Major brands including Nike, Starbucks, and luxury fashion houses have launched Web3 loyalty programs and token-gated experiences, signaling that the technology is moving well beyond crypto-native circles.
Challenges and Honest Criticisms
No technology is a silver bullet, and Web3 is no exception. Critics — and plenty of insiders — raise valid concerns that any curious reader should weigh.
- Scalability: Many blockchains still struggle with transaction speed and cost during peak demand, which can make dApps feel sluggish.
- User experience: Seed phrases, gas fees, and wallet signatures can feel intimidating to newcomers.

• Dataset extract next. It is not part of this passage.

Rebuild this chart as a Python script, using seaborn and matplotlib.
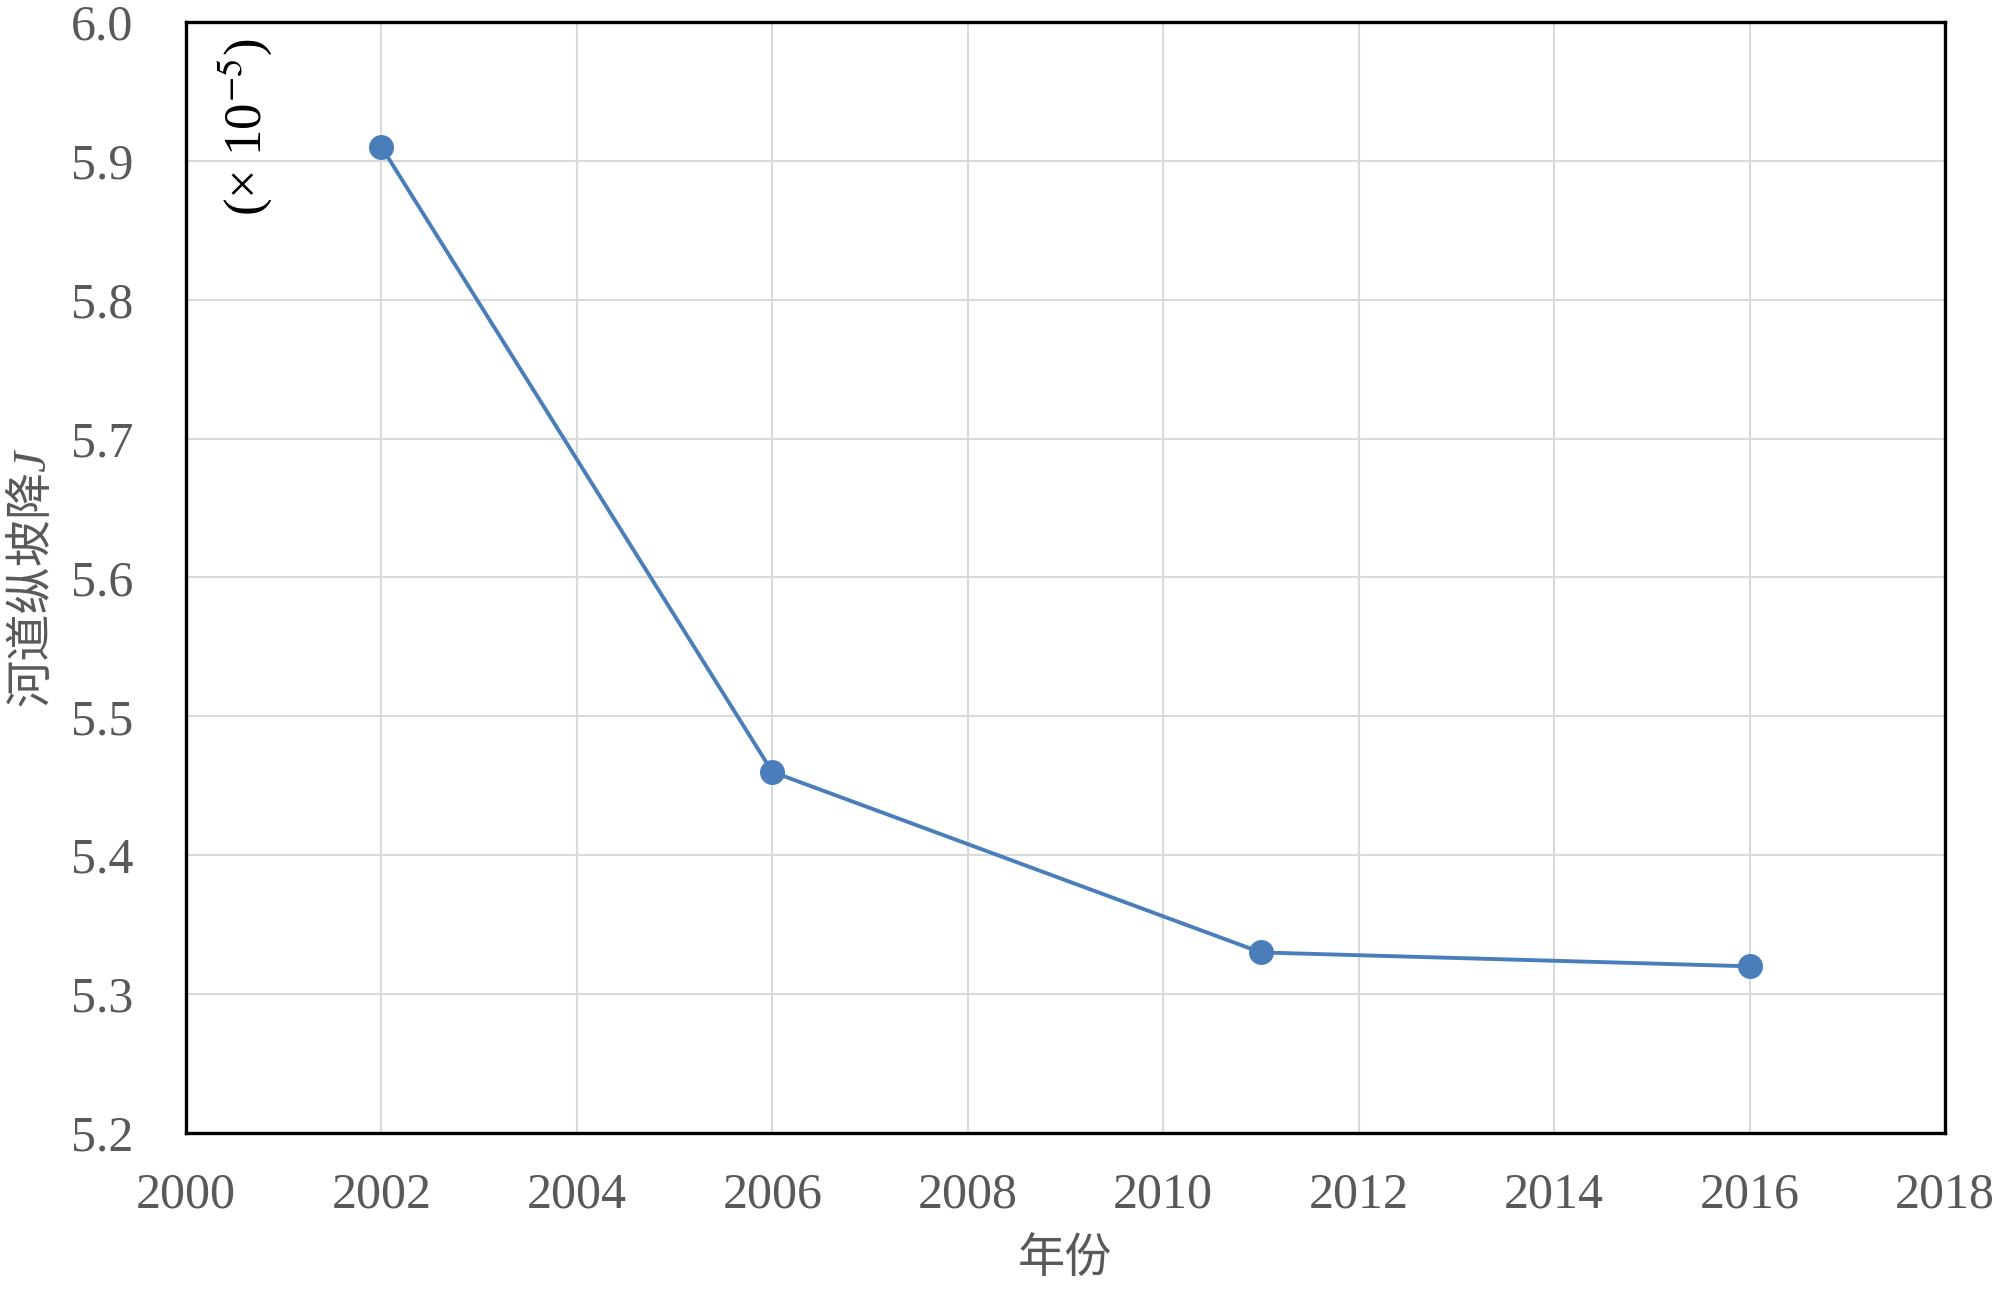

Simplifying onboarding remains one of the industry's biggest hurdles.
- Regulation: Governments worldwide are scrambling to write rules for decentralized systems, creating uncertainty for builders and investors alike.
- Environmental impact: While many newer networks use energy-efficient consensus mechanisms, the energy usage of older proof-of-work chains remains a hot debate.
- Scams and rug pulls: The permissionless nature of Web3 means bad actors can launch fraudulent projects faster than they can be exposed.
Even with these rough edges, billions of dollars in venture capital continue to flow into Web3 infrastructure, suggesting the industry's biggest backers believe these issues are solvable — not fatal.
Key Takeaways
Web3 is the internet's most ambitious rebuild since the dot-com era. It swaps centralized gatekeepers for decentralized networks, giving users genuine ownership of their data, identity, and digital assets. Powered by blockchains, smart contracts, and wallets, it is already fueling real-world products in finance, gaming, art, and social media.
The road ahead is not without potholes — scalability, regulation, and user experience all demand serious work. But if Web3 delivers on even half its promises, the next decade of the internet could look radically more open, fair, and user-driven than the one we live in today. Keep your eyes on this space: the future is being coded in real time.